▶ [EXERCISE GOAL] Exactly repeat the material, dropping only the pictures.

▶ [DATA SECTION]
#####

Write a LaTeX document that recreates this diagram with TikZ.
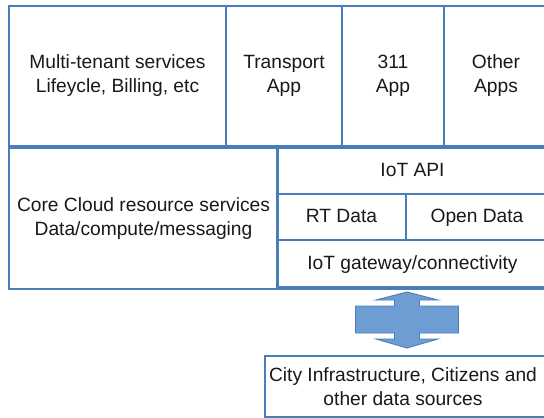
\documentclass[tikz,border=0pt]{standalone}
\usepackage{fontspec}
\setmainfont{Liberation Sans}
\definecolor{boxblue}{RGB}{74,126,187}
\definecolor{arrowfill}{RGB}{110,157,212}
\begin{document}
\begin{tikzpicture}[x=1pt,y=-1pt,
  cell/.style={draw=boxblue, line width=1.3pt, rectangle, inner sep=0pt, outer sep=0pt,
    anchor=north west, align=center,
    font=\fontsize{19.2pt}{24pt}\selectfont, text=black!90},
  oneline/.style={text height=15pt, text depth=4pt},
  bigarrow/.style={draw=boxblue, line width=0.9pt, fill=arrowfill, line join=miter}]
\useasboundingbox (0,0) rectangle (544,418);
\clip (0,0) rectangle (544,418);
\fill[white] (0,0) rectangle (544,418);
% top row
\node[cell, minimum width=217pt, minimum height=140pt] (multi) at (9,6) {Multi-tenant services\\Lifeycle, Billing, etc};
\node[cell, minimum width=116pt, minimum height=140pt] (transport) at (226,6) {Transport\\App};
\node[cell, minimum width=102pt, minimum height=140pt] (app311) at (342,6) {311\\App};
\node[cell, minimum width=104pt, minimum height=140pt] (other) at (444,6) {Other\\Apps};
% middle layer container
\node[cell, minimum width=540pt, minimum height=141pt] (middle) at (9,148) {};
\node[cell, minimum width=269pt, minimum height=141pt] (core) at (9,148) {Core Cloud resource services\\Data/compute/messaging};
\node[cell, oneline, minimum width=271pt, minimum height=46pt] (api) at (277,148) {IoT API};
\node[cell, oneline, minimum width=129pt, minimum height=46pt] (rt) at (277,194) {RT Data};
\node[cell, oneline, minimum width=142pt, minimum height=46pt] (open) at (406,194) {Open Data};
\node[cell, oneline, minimum width=271pt, minimum height=47pt] (gw) at (277,240) {IoT gateway/connectivity};
% bottom box
\node[cell, minimum width=283pt, minimum height=61pt] (city) at (265,356) {};
\node[align=center, font=\fontsize{19.2pt}{24pt}\selectfont, text=black!90] (citytext) at (403,386.5) {City Infrastructure, Citizens and\\other data sources};
% double arrow
\coordinate (ac) at (407,320);
\draw[bigarrow] ([shift={(0,-28)}]ac) -- ([shift={(31,-20)}]ac) -- ([shift={(12.5,-20)}]ac)
  -- ([shift={(12.5,-14)}]ac) -- ([shift={(51.5,-14)}]ac) -- ([shift={(51.5,13)}]ac)
  -- ([shift={(12.5,13)}]ac) -- ([shift={(12.5,19)}]ac) -- ([shift={(31,19)}]ac)
  -- ([shift={(0,28)}]ac) -- ([shift={(-31,19)}]ac) -- ([shift={(-12.5,19)}]ac)
  -- ([shift={(-12.5,13)}]ac) -- ([shift={(-51.5,13)}]ac) -- ([shift={(-51.5,-14)}]ac)
  -- ([shift={(-12.5,-14)}]ac) -- ([shift={(-12.5,-20)}]ac) -- ([shift={(-31,-20)}]ac) -- cycle;
\end{tikzpicture}
\end{document}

#####

▶ [ANSWER BELOW]
Write a LaTeX document that recreates this diagram with TikZ.
\documentclass[tikz,border=0pt]{standalone}
\usepackage{fontspec}
\setmainfont{Liberation Sans}
\definecolor{boxblue}{RGB}{74,126,187}
\definecolor{arrowfill}{RGB}{110,157,212}
\begin{document}
\begin{tikzpicture}[x=1pt,y=-1pt,
  cell/.style={draw=boxblue, line width=1.3pt, rectangle, inner sep=0pt, outer sep=0pt,
    anchor=north west, align=center,
    font=\fontsize{19.2pt}{24pt}\selectfont, text=black!90},
  oneline/.style={text height=15pt, text depth=4pt},
  bigarrow/.style={draw=boxblue, line width=0.9pt, fill=arrowfill, line join=miter}]
\useasboundingbox (0,0) rectangle (544,418);
\clip (0,0) rectangle (544,418);
\fill[white] (0,0) rectangle (544,418);
% top row
\node[cell, minimum width=217pt, minimum height=140pt] (multi) at (9,6) {Multi-tenant services\\Lifeycle, Billing, etc};
\node[cell, minimum width=116pt, minimum height=140pt] (transport) at (226,6) {Transport\\App};
\node[cell, minimum width=102pt, minimum height=140pt] (app311) at (342,6) {311\\App};
\node[cell, minimum width=104pt, minimum height=140pt] (other) at (444,6) {Other\\Apps};
% middle layer container
\node[cell, minimum width=540pt, minimum height=141pt] (middle) at (9,148) {};
\node[cell, minimum width=269pt, minimum height=141pt] (core) at (9,148) {Core Cloud resource services\\Data/compute/messaging};
\node[cell, oneline, minimum width=271pt, minimum height=46pt] (api) at (277,148) {IoT API};
\node[cell, oneline, minimum width=129pt, minimum height=46pt] (rt) at (277,194) {RT Data};
\node[cell, oneline, minimum width=142pt, minimum height=46pt] (open) at (406,194) {Open Data};
\node[cell, oneline, minimum width=271pt, minimum height=47pt] (gw) at (277,240) {IoT gateway/connectivity};
% bottom box
\node[cell, minimum width=283pt, minimum height=61pt] (city) at (265,356) {};
\node[align=center, font=\fontsize{19.2pt}{24pt}\selectfont, text=black!90] (citytext) at (403,386.5) {City Infrastructure, Citizens and\\other data sources};
% double arrow
\coordinate (ac) at (407,320);
\draw[bigarrow] ([shift={(0,-28)}]ac) -- ([shift={(31,-20)}]ac) -- ([shift={(12.5,-20)}]ac)
  -- ([shift={(12.5,-14)}]ac) -- ([shift={(51.5,-14)}]ac) -- ([shift={(51.5,13)}]ac)
  -- ([shift={(12.5,13)}]ac) -- ([shift={(12.5,19)}]ac) -- ([shift={(31,19)}]ac)
  -- ([shift={(0,28)}]ac) -- ([shift={(-31,19)}]ac) -- ([shift={(-12.5,19)}]ac)
  -- ([shift={(-12.5,13)}]ac) -- ([shift={(-51.5,13)}]ac) -- ([shift={(-51.5,-14)}]ac)
  -- ([shift={(-12.5,-14)}]ac) -- ([shift={(-12.5,-20)}]ac) -- ([shift={(-31,-20)}]ac) -- cycle;
\end{tikzpicture}
\end{document}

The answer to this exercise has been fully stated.